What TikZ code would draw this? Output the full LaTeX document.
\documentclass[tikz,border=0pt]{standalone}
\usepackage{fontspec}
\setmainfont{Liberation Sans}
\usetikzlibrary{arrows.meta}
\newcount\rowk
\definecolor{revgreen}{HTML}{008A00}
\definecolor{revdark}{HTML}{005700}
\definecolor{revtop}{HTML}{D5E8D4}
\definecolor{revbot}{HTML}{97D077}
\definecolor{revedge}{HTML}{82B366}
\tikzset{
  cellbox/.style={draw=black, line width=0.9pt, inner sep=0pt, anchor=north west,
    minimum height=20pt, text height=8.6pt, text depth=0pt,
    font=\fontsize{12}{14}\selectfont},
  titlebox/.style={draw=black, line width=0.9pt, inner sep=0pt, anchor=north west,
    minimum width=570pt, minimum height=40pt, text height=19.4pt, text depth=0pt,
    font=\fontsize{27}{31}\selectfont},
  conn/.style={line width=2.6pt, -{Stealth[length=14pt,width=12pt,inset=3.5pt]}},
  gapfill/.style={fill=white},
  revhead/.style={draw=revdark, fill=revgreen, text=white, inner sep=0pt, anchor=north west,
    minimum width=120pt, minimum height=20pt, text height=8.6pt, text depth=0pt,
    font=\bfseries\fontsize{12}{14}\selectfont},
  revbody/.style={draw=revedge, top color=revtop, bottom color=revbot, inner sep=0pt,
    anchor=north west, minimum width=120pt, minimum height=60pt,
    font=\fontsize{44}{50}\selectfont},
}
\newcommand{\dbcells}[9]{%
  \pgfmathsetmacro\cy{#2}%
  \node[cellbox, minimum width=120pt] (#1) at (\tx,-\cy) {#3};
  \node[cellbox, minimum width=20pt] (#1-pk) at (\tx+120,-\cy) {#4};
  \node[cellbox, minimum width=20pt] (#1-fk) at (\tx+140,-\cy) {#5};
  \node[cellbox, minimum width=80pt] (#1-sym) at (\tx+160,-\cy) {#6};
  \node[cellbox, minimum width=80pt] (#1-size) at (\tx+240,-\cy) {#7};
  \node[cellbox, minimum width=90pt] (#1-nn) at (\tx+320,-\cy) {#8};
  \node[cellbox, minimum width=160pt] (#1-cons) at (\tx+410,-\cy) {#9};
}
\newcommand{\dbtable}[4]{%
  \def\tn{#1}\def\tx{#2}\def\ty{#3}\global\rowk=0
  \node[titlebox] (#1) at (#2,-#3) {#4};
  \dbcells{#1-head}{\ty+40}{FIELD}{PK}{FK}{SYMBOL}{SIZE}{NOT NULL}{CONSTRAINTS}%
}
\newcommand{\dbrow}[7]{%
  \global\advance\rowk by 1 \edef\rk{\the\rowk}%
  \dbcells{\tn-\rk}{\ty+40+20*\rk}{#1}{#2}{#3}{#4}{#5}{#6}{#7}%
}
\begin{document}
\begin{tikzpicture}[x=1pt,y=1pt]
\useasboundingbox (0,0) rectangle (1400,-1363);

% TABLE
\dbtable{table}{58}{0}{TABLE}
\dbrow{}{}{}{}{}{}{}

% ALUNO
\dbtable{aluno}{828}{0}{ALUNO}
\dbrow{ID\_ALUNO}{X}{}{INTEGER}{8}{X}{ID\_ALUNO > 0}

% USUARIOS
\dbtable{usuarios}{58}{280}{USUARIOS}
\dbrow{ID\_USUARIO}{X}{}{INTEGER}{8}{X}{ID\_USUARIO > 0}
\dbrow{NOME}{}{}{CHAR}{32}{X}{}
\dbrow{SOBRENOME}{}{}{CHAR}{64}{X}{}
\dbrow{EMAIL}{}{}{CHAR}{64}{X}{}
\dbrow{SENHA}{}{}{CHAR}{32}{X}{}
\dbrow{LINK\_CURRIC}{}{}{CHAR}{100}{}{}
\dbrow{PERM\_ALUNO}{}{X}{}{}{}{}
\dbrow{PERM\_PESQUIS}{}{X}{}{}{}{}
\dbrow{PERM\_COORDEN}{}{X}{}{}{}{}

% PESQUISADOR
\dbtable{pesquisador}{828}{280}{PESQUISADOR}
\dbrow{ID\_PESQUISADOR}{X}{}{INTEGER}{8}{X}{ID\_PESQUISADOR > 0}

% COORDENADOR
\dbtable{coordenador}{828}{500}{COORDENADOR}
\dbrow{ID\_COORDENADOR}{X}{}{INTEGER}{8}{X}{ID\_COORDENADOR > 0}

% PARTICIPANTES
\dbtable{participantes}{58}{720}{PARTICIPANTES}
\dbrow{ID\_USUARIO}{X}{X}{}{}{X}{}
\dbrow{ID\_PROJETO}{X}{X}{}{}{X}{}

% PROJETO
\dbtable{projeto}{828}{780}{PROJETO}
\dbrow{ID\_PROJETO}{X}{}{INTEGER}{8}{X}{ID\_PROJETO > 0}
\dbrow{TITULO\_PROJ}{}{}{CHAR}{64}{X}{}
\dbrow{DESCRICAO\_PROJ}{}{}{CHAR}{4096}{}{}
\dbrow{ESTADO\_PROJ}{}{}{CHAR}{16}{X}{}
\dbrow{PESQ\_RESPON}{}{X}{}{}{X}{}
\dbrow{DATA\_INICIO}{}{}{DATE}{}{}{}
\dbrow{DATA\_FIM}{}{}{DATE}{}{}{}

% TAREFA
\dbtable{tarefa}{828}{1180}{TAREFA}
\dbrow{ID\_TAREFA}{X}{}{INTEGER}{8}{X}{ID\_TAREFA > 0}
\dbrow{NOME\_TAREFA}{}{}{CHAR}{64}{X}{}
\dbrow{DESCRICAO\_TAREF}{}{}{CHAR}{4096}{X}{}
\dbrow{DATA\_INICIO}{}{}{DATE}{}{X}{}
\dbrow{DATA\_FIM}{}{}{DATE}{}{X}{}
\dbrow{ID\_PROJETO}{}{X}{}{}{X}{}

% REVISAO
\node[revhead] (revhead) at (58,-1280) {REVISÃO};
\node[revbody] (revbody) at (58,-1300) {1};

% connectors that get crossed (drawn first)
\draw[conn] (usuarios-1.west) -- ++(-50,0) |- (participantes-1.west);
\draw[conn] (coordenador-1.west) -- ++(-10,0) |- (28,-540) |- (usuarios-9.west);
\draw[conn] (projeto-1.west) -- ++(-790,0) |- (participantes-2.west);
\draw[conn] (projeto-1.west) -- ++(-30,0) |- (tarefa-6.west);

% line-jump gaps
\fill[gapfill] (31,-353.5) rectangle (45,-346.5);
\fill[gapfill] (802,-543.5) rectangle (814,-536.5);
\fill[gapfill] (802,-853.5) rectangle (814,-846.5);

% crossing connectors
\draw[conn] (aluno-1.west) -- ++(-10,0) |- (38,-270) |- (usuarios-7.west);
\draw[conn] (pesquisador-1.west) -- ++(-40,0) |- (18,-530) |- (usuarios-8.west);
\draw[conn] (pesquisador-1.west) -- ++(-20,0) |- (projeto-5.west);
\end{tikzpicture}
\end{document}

--- Work to complete ---
Write out the material from the first line to the last, exactly.

--- Answer to this problem ---
What TikZ code would draw this? Output the full LaTeX document.
\documentclass[tikz,border=0pt]{standalone}
\usepackage{fontspec}
\setmainfont{Liberation Sans}
\usetikzlibrary{arrows.meta}
\newcount\rowk
\definecolor{revgreen}{HTML}{008A00}
\definecolor{revdark}{HTML}{005700}
\definecolor{revtop}{HTML}{D5E8D4}
\definecolor{revbot}{HTML}{97D077}
\definecolor{revedge}{HTML}{82B366}
\tikzset{
  cellbox/.style={draw=black, line width=0.9pt, inner sep=0pt, anchor=north west,
    minimum height=20pt, text height=8.6pt, text depth=0pt,
    font=\fontsize{12}{14}\selectfont},
  titlebox/.style={draw=black, line width=0.9pt, inner sep=0pt, anchor=north west,
    minimum width=570pt, minimum height=40pt, text height=19.4pt, text depth=0pt,
    font=\fontsize{27}{31}\selectfont},
  conn/.style={line width=2.6pt, -{Stealth[length=14pt,width=12pt,inset=3.5pt]}},
  gapfill/.style={fill=white},
  revhead/.style={draw=revdark, fill=revgreen, text=white, inner sep=0pt, anchor=north west,
    minimum width=120pt, minimum height=20pt, text height=8.6pt, text depth=0pt,
    font=\bfseries\fontsize{12}{14}\selectfont},
  revbody/.style={draw=revedge, top color=revtop, bottom color=revbot, inner sep=0pt,
    anchor=north west, minimum width=120pt, minimum height=60pt,
    font=\fontsize{44}{50}\selectfont},
}
\newcommand{\dbcells}[9]{%
  \pgfmathsetmacro\cy{#2}%
  \node[cellbox, minimum width=120pt] (#1) at (\tx,-\cy) {#3};
  \node[cellbox, minimum width=20pt] (#1-pk) at (\tx+120,-\cy) {#4};
  \node[cellbox, minimum width=20pt] (#1-fk) at (\tx+140,-\cy) {#5};
  \node[cellbox, minimum width=80pt] (#1-sym) at (\tx+160,-\cy) {#6};
  \node[cellbox, minimum width=80pt] (#1-size) at (\tx+240,-\cy) {#7};
  \node[cellbox, minimum width=90pt] (#1-nn) at (\tx+320,-\cy) {#8};
  \node[cellbox, minimum width=160pt] (#1-cons) at (\tx+410,-\cy) {#9};
}
\newcommand{\dbtable}[4]{%
  \def\tn{#1}\def\tx{#2}\def\ty{#3}\global\rowk=0
  \node[titlebox] (#1) at (#2,-#3) {#4};
  \dbcells{#1-head}{\ty+40}{FIELD}{PK}{FK}{SYMBOL}{SIZE}{NOT NULL}{CONSTRAINTS}%
}
\newcommand{\dbrow}[7]{%
  \global\advance\rowk by 1 \edef\rk{\the\rowk}%
  \dbcells{\tn-\rk}{\ty+40+20*\rk}{#1}{#2}{#3}{#4}{#5}{#6}{#7}%
}
\begin{document}
\begin{tikzpicture}[x=1pt,y=1pt]
\useasboundingbox (0,0) rectangle (1400,-1363);

% TABLE
\dbtable{table}{58}{0}{TABLE}
\dbrow{}{}{}{}{}{}{}

% ALUNO
\dbtable{aluno}{828}{0}{ALUNO}
\dbrow{ID\_ALUNO}{X}{}{INTEGER}{8}{X}{ID\_ALUNO > 0}

% USUARIOS
\dbtable{usuarios}{58}{280}{USUARIOS}
\dbrow{ID\_USUARIO}{X}{}{INTEGER}{8}{X}{ID\_USUARIO > 0}
\dbrow{NOME}{}{}{CHAR}{32}{X}{}
\dbrow{SOBRENOME}{}{}{CHAR}{64}{X}{}
\dbrow{EMAIL}{}{}{CHAR}{64}{X}{}
\dbrow{SENHA}{}{}{CHAR}{32}{X}{}
\dbrow{LINK\_CURRIC}{}{}{CHAR}{100}{}{}
\dbrow{PERM\_ALUNO}{}{X}{}{}{}{}
\dbrow{PERM\_PESQUIS}{}{X}{}{}{}{}
\dbrow{PERM\_COORDEN}{}{X}{}{}{}{}

% PESQUISADOR
\dbtable{pesquisador}{828}{280}{PESQUISADOR}
\dbrow{ID\_PESQUISADOR}{X}{}{INTEGER}{8}{X}{ID\_PESQUISADOR > 0}

% COORDENADOR
\dbtable{coordenador}{828}{500}{COORDENADOR}
\dbrow{ID\_COORDENADOR}{X}{}{INTEGER}{8}{X}{ID\_COORDENADOR > 0}

% PARTICIPANTES
\dbtable{participantes}{58}{720}{PARTICIPANTES}
\dbrow{ID\_USUARIO}{X}{X}{}{}{X}{}
\dbrow{ID\_PROJETO}{X}{X}{}{}{X}{}

% PROJETO
\dbtable{projeto}{828}{780}{PROJETO}
\dbrow{ID\_PROJETO}{X}{}{INTEGER}{8}{X}{ID\_PROJETO > 0}
\dbrow{TITULO\_PROJ}{}{}{CHAR}{64}{X}{}
\dbrow{DESCRICAO\_PROJ}{}{}{CHAR}{4096}{}{}
\dbrow{ESTADO\_PROJ}{}{}{CHAR}{16}{X}{}
\dbrow{PESQ\_RESPON}{}{X}{}{}{X}{}
\dbrow{DATA\_INICIO}{}{}{DATE}{}{}{}
\dbrow{DATA\_FIM}{}{}{DATE}{}{}{}

% TAREFA
\dbtable{tarefa}{828}{1180}{TAREFA}
\dbrow{ID\_TAREFA}{X}{}{INTEGER}{8}{X}{ID\_TAREFA > 0}
\dbrow{NOME\_TAREFA}{}{}{CHAR}{64}{X}{}
\dbrow{DESCRICAO\_TAREF}{}{}{CHAR}{4096}{X}{}
\dbrow{DATA\_INICIO}{}{}{DATE}{}{X}{}
\dbrow{DATA\_FIM}{}{}{DATE}{}{X}{}
\dbrow{ID\_PROJETO}{}{X}{}{}{X}{}

% REVISAO
\node[revhead] (revhead) at (58,-1280) {REVISÃO};
\node[revbody] (revbody) at (58,-1300) {1};

% connectors that get crossed (drawn first)
\draw[conn] (usuarios-1.west) -- ++(-50,0) |- (participantes-1.west);
\draw[conn] (coordenador-1.west) -- ++(-10,0) |- (28,-540) |- (usuarios-9.west);
\draw[conn] (projeto-1.west) -- ++(-790,0) |- (participantes-2.west);
\draw[conn] (projeto-1.west) -- ++(-30,0) |- (tarefa-6.west);

% line-jump gaps
\fill[gapfill] (31,-353.5) rectangle (45,-346.5);
\fill[gapfill] (802,-543.5) rectangle (814,-536.5);
\fill[gapfill] (802,-853.5) rectangle (814,-846.5);

% crossing connectors
\draw[conn] (aluno-1.west) -- ++(-10,0) |- (38,-270) |- (usuarios-7.west);
\draw[conn] (pesquisador-1.west) -- ++(-40,0) |- (18,-530) |- (usuarios-8.west);
\draw[conn] (pesquisador-1.west) -- ++(-20,0) |- (projeto-5.west);
\end{tikzpicture}
\end{document}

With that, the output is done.